## GIVEN EXERCISE
Pictures appear in the records below; write out everything else exactly.

## SUPPLIED DATA
══════
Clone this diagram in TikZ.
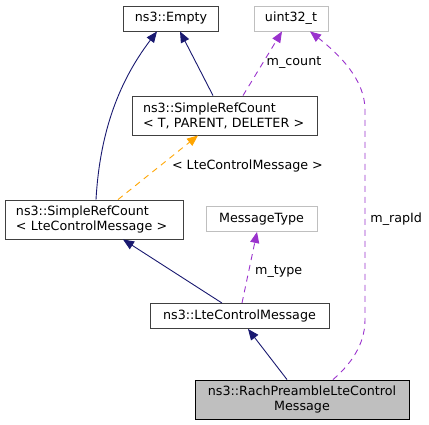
\documentclass[tikz,border=0pt]{standalone}
\usepackage{fontspec}
\setmainfont{DejaVu Sans}
\usetikzlibrary{arrows.meta,
                positioning}
\definecolor{edgeblue}{HTML}{191970}
\definecolor{edgepurple}{HTML}{9A32CD}
\definecolor{edgeorange}{HTML}{FFA500}
\definecolor{boxgray}{HTML}{BFBFBF}
\tikzstyle{cls} = [rectangle, draw=black!75, fill=white, line width=0.9pt, minimum height=25pt, inner xsep=11pt, inner ysep=0pt, text centered, font=\fontsize{12.7}{15}\selectfont]
\tikzstyle{ext} = [cls, draw=boxgray]
\tikzstyle{cls2} = [cls, minimum height=39pt, align=left]
\tikzstyle{arrow} = [line width=0.9pt, ->, >={Triangle[length=11pt,width=9pt]}]
\tikzstyle{inherit} = [arrow, edgeblue]
\tikzstyle{usage} = [arrow, edgepurple, dash pattern=on 6pt off 5pt]
\tikzstyle{tmpl} = [arrow, edgeorange, dash pattern=on 6pt off 5pt]
\tikzstyle{elabel} = [text=black, inner sep=0pt, font=\fontsize{12.7}{15}\selectfont]

\begin{document}
\begin{tikzpicture}[x=1pt, y=-1pt]
        \useasboundingbox (0,0) rectangle (429,425);
        	\node (empty) [cls, minimum width=94pt] at (171,18.5) {ns3::Empty};
			\node (uint) [ext, minimum width=74pt] at (291,18.5) {uint32\_t};
			\node (srctpd) [cls2, text width=163pt] at (224.5,115.5) {ns3::SimpleRefCount\\< T, PARENT, DELETER >};
			\node (srclcm) [cls2, text width=156pt] at (94,219.5) {ns3::SimpleRefCount\\< LteControlMessage >};
			\node (msgtype) [ext, minimum width=111pt] at (261.5,219) {MessageType};
			\node (lcm) [cls, minimum width=179pt] at (239.5,316) {ns3::LteControlMessage};
			\node (rach) [cls2, fill=boxgray, draw=black, text width=192pt, align=center] at (302,399.5) {ns3::RachPreambleLteControl\\Message};
			% 
			\draw [inherit] ([xshift=2pt]srclcm.north) .. controls (100,130) and (120,80) .. ([xshift=-14pt]empty.south);
			\draw [inherit] ([xshift=-11.5pt]srctpd.north) -- ([xshift=9pt]empty.south);
			\draw [usage] ([xshift=18.5pt]srctpd.north) -- node[elabel, pos=0.52, right=3pt] {m\_count} ([xshift=-9pt]uint.south);
			\draw [usage] ([xshift=31pt]rach.north) .. controls (350,365) and (365,345) .. (365,320) -- node[elabel, pos=0.48, right=5pt] {m\_rapId} (365,110) .. controls (365,80) and (340,55) .. ([xshift=19pt]uint.south);
			\draw [tmpl] ([xshift=24pt]srclcm.north) -- node[elabel, pos=0.52, right=12pt] {< LteControlMessage >} ([xshift=-26.5pt]srctpd.south);
			\draw [inherit] ([xshift=-17.5pt]lcm.north) -- ([xshift=29pt]srclcm.south);
			\draw [usage] ([xshift=2.5pt]lcm.north) -- node[elabel, pos=0.45, right=6pt] {m\_type} ([xshift=-4.5pt]msgtype.south);
			\draw [inherit] ([xshift=-15pt]rach.north) -- ([xshift=8.5pt]lcm.south);
\end{tikzpicture}
\end{document}
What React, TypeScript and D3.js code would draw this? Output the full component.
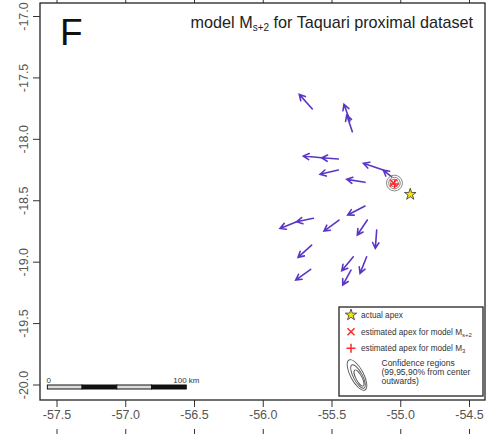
══════
## FINAL ANSWER
Clone this diagram in TikZ.
\documentclass[tikz,border=0pt]{standalone}
\usepackage{fontspec}
\setmainfont{DejaVu Sans}
\usetikzlibrary{arrows.meta,
                positioning}
\definecolor{edgeblue}{HTML}{191970}
\definecolor{edgepurple}{HTML}{9A32CD}
\definecolor{edgeorange}{HTML}{FFA500}
\definecolor{boxgray}{HTML}{BFBFBF}
\tikzstyle{cls} = [rectangle, draw=black!75, fill=white, line width=0.9pt, minimum height=25pt, inner xsep=11pt, inner ysep=0pt, text centered, font=\fontsize{12.7}{15}\selectfont]
\tikzstyle{ext} = [cls, draw=boxgray]
\tikzstyle{cls2} = [cls, minimum height=39pt, align=left]
\tikzstyle{arrow} = [line width=0.9pt, ->, >={Triangle[length=11pt,width=9pt]}]
\tikzstyle{inherit} = [arrow, edgeblue]
\tikzstyle{usage} = [arrow, edgepurple, dash pattern=on 6pt off 5pt]
\tikzstyle{tmpl} = [arrow, edgeorange, dash pattern=on 6pt off 5pt]
\tikzstyle{elabel} = [text=black, inner sep=0pt, font=\fontsize{12.7}{15}\selectfont]

\begin{document}
\begin{tikzpicture}[x=1pt, y=-1pt]
        \useasboundingbox (0,0) rectangle (429,425);
        	\node (empty) [cls, minimum width=94pt] at (171,18.5) {ns3::Empty};
			\node (uint) [ext, minimum width=74pt] at (291,18.5) {uint32\_t};
			\node (srctpd) [cls2, text width=163pt] at (224.5,115.5) {ns3::SimpleRefCount\\< T, PARENT, DELETER >};
			\node (srclcm) [cls2, text width=156pt] at (94,219.5) {ns3::SimpleRefCount\\< LteControlMessage >};
			\node (msgtype) [ext, minimum width=111pt] at (261.5,219) {MessageType};
			\node (lcm) [cls, minimum width=179pt] at (239.5,316) {ns3::LteControlMessage};
			\node (rach) [cls2, fill=boxgray, draw=black, text width=192pt, align=center] at (302,399.5) {ns3::RachPreambleLteControl\\Message};
			% 
			\draw [inherit] ([xshift=2pt]srclcm.north) .. controls (100,130) and (120,80) .. ([xshift=-14pt]empty.south);
			\draw [inherit] ([xshift=-11.5pt]srctpd.north) -- ([xshift=9pt]empty.south);
			\draw [usage] ([xshift=18.5pt]srctpd.north) -- node[elabel, pos=0.52, right=3pt] {m\_count} ([xshift=-9pt]uint.south);
			\draw [usage] ([xshift=31pt]rach.north) .. controls (350,365) and (365,345) .. (365,320) -- node[elabel, pos=0.48, right=5pt] {m\_rapId} (365,110) .. controls (365,80) and (340,55) .. ([xshift=19pt]uint.south);
			\draw [tmpl] ([xshift=24pt]srclcm.north) -- node[elabel, pos=0.52, right=12pt] {< LteControlMessage >} ([xshift=-26.5pt]srctpd.south);
			\draw [inherit] ([xshift=-17.5pt]lcm.north) -- ([xshift=29pt]srclcm.south);
			\draw [usage] ([xshift=2.5pt]lcm.north) -- node[elabel, pos=0.45, right=6pt] {m\_type} ([xshift=-4.5pt]msgtype.south);
			\draw [inherit] ([xshift=-15pt]rach.north) -- ([xshift=8.5pt]lcm.south);
\end{tikzpicture}
\end{document}
What React, TypeScript and D3.js code would draw this? Output the full component.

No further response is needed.